Am 7. Juli 1915 schickte der damalige deutsche Botschafter in Konstantinopel, Hans Freiherr von Wangenheim, einen Bericht nach Berlin. Aus diesem Bericht geht klar hervor: die deutschen Diplomaten und Militärs im Osmanischen Reich wussten, dass an der armenischen Minderheit ein Völkermord stattfindet.
"Die Umstände und die Art, wie die Umsiedlung durchgeführt wird", schrieb Wangenheim an Reichskanzler Theobald von Bethmann Hollweg, zeigten, "dass die Regierung tatsächlich den Zweck verfolgt, die armenische Rasse im türkischen Reiche zu vernichten".

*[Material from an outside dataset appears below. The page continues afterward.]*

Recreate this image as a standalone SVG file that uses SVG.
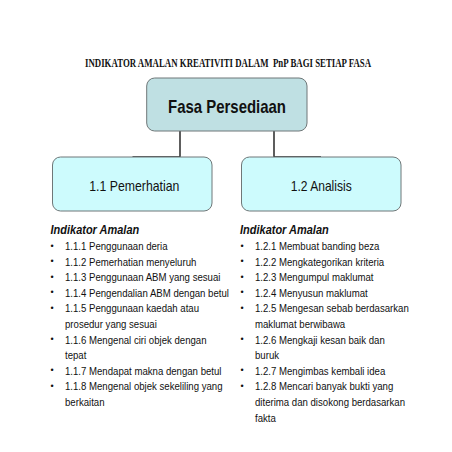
<svg xmlns="http://www.w3.org/2000/svg" width="452" height="452" viewBox="0 0 452 452">
<style>
.box{stroke:#6f7778;stroke-width:1}
.top{fill:#bfe0e3}
.child{fill:#cdfbfd}
.conn{fill:none;stroke:#1a1a1a;stroke-width:1.4}
.lbl{font-family:"Liberation Sans",Arial,sans-serif;fill:#111}
.li{font-family:"Liberation Sans",Arial,sans-serif;font-size:11.8px;fill:#111}
.hd{font-family:"Liberation Sans",Arial,sans-serif;font-size:13.4px;font-weight:bold;font-style:italic;fill:#111}
.bul{font-family:"Liberation Sans",Arial,sans-serif;font-size:9px;fill:#111}
.title{font-family:"Liberation Serif","Times New Roman",serif;font-size:12.8px;font-weight:bold;fill:#111}
</style>
<rect width="452" height="452" fill="#ffffff"/>
<g transform="translate(85,0) scale(0.69,1)">
<text class="title" x="0" y="67" xml:space="preserve">INDIKATOR AMALAN KREATIVITI DALAM  PnP BAGI SETIAP FASA</text>
</g>
<g id="connectors">
<path class="conn" d="M180,131 V157 H132.5"/>
<path class="conn" d="M274,131 V157 H321"/>
</g>
<g id="node-fasa">
<rect class="box top" x="146.7" y="78" width="160.3" height="53" rx="8"/>
<text class="lbl" x="227" y="112.7" font-size="18.6" font-weight="bold" text-anchor="middle" textLength="118" lengthAdjust="spacingAndGlyphs">Fasa Persediaan</text>
</g>
<g id="node-pemerhatian">
<rect class="box child" x="52.5" y="157" width="159.5" height="54" rx="8"/>
<text class="lbl" x="134.3" y="191" font-size="14.8" text-anchor="middle" textLength="90" lengthAdjust="spacingAndGlyphs">1.1 Pemerhatian</text>
</g>
<g id="node-analisis">
<rect class="box child" x="241.5" y="157" width="159.5" height="54" rx="8"/>
<text class="lbl" x="321.2" y="191" font-size="14.8" text-anchor="middle" textLength="61" lengthAdjust="spacingAndGlyphs">1.2 Analisis</text>
</g>
<g id="list-left">
<g transform="translate(50.5,0) scale(0.82,1)"><text class="hd" x="0" y="234">Indikator Amalan</text></g>
<g class="bul">
<text x="50.5" y="248.5">•</text>
<text x="50.5" y="264.1">•</text>
<text x="50.5" y="279.7">•</text>
<text x="50.5" y="295.3">•</text>
<text x="50.5" y="310.9">•</text>
<text x="50.5" y="342.1">•</text>
<text x="50.5" y="373.3">•</text>
<text x="50.5" y="388.9">•</text>
</g>
<g transform="translate(65,0) scale(0.815,1)">
<text class="li" x="0" y="250">1.1.1 Penggunaan deria</text>
<text class="li" x="0" y="265.6">1.1.2 Pemerhatian menyeluruh</text>
<text class="li" x="0" y="281.2">1.1.3 Penggunaan ABM yang sesuai</text>
<text class="li" x="0" y="296.8">1.1.4 Pengendalian ABM dengan betul</text>
<text class="li" x="0" y="312.4">1.1.5 Penggunaan kaedah atau</text>
<text class="li" x="0" y="328">prosedur yang sesuai</text>
<text class="li" x="0" y="343.6">1.1.6 Mengenal ciri objek dengan</text>
<text class="li" x="0" y="359.2">tepat</text>
<text class="li" x="0" y="374.8">1.1.7 Mendapat makna dengan betul</text>
<text class="li" x="0" y="390.4">1.1.8 Mengenal objek sekeliling yang</text>
<text class="li" x="0" y="406">berkaitan</text>
</g>
</g>
<g id="list-right">
<g transform="translate(240,0) scale(0.82,1)"><text class="hd" x="0" y="234">Indikator Amalan</text></g>
<g class="bul">
<text x="240.5" y="248.5">•</text>
<text x="240.5" y="264.1">•</text>
<text x="240.5" y="279.7">•</text>
<text x="240.5" y="295.3">•</text>
<text x="240.5" y="310.9">•</text>
<text x="240.5" y="342.1">•</text>
<text x="240.5" y="373.3">•</text>
<text x="240.5" y="388.9">•</text>
</g>
<g transform="translate(255,0) scale(0.815,1)">
<text class="li" x="0" y="250">1.2.1 Membuat banding beza</text>
<text class="li" x="0" y="265.6">1.2.2 Mengkategorikan kriteria</text>
<text class="li" x="0" y="281.2">1.2.3 Mengumpul maklumat</text>
<text class="li" x="0" y="296.8">1.2.4 Menyusun maklumat</text>
<text class="li" x="0" y="312.4">1.2.5 Mengesan sebab berdasarkan</text>
<text class="li" x="0" y="328">maklumat berwibawa</text>
<text class="li" x="0" y="343.6">1.2.6 Mengkaji kesan baik dan</text>
<text class="li" x="0" y="359.2">buruk</text>
<text class="li" x="0" y="374.8">1.2.7 Mengimbas kembali idea</text>
<text class="li" x="0" y="390.4">1.2.8 Mencari banyak bukti yang</text>
<text class="li" x="0" y="406">diterima dan disokong berdasarkan</text>
<text class="li" x="0" y="421.6">fakta</text>
</g>
</g>
</svg>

Dieser Bericht des Botschafters war aus drei Gründen bemerkenswert: zum einen weil er zugab, dass die Führung des Osmanischen Reiches, einer der wichtigsten deutschen Verbündeten im Ersten Weltkrieg, gerade einen Völkermord an der christlichen armenischen Minderheit durchführen ließ; zweitens, dass ausgerechnet Botschafter Freiherr von Wangenheim den Völkermord als solchen benannte – hatte er doch bis dahin die Maßnahmen der türkischen Führer gegen die Armenier immer verteidigt - und drittens, wegen der Konsequenzen, die Wangenheim aus seiner Erkenntnis zog, denn er machte Vorschläge wie verhindert werden könnte, dass das Image von Deutschland durch den Völkermord in Mitleidenschaft gezogen werden könnte. Vorschläge zur Rettung der Armenier machte er nicht.
Der Juli 1915 ist deshalb der entscheidende Zeitpunkt, ab dem das Deutsche Kaiserreich sich mitschuldig am Genozid an den Armeniern machte. Bis zum Juli 1915 konnte man noch davon ausgehen, dass die deutschen Vertreter in Konstantinopel (dem heutigen Istanbul) nicht wussten, was wirklich mit den Armeniern geschah. Offiziell war ja nur die Rede davon, die armenische Zivilbevölkerung aus kriegswichtigen Regionen zu deportieren, etwa entlang der Frontlinie zu Russland, oder aus den Küstengebieten am Mittelmeer, wo die deutschen und türkischen Kriegsplaner eine Landung der englischen und/oder französischen Flotte befürchteten.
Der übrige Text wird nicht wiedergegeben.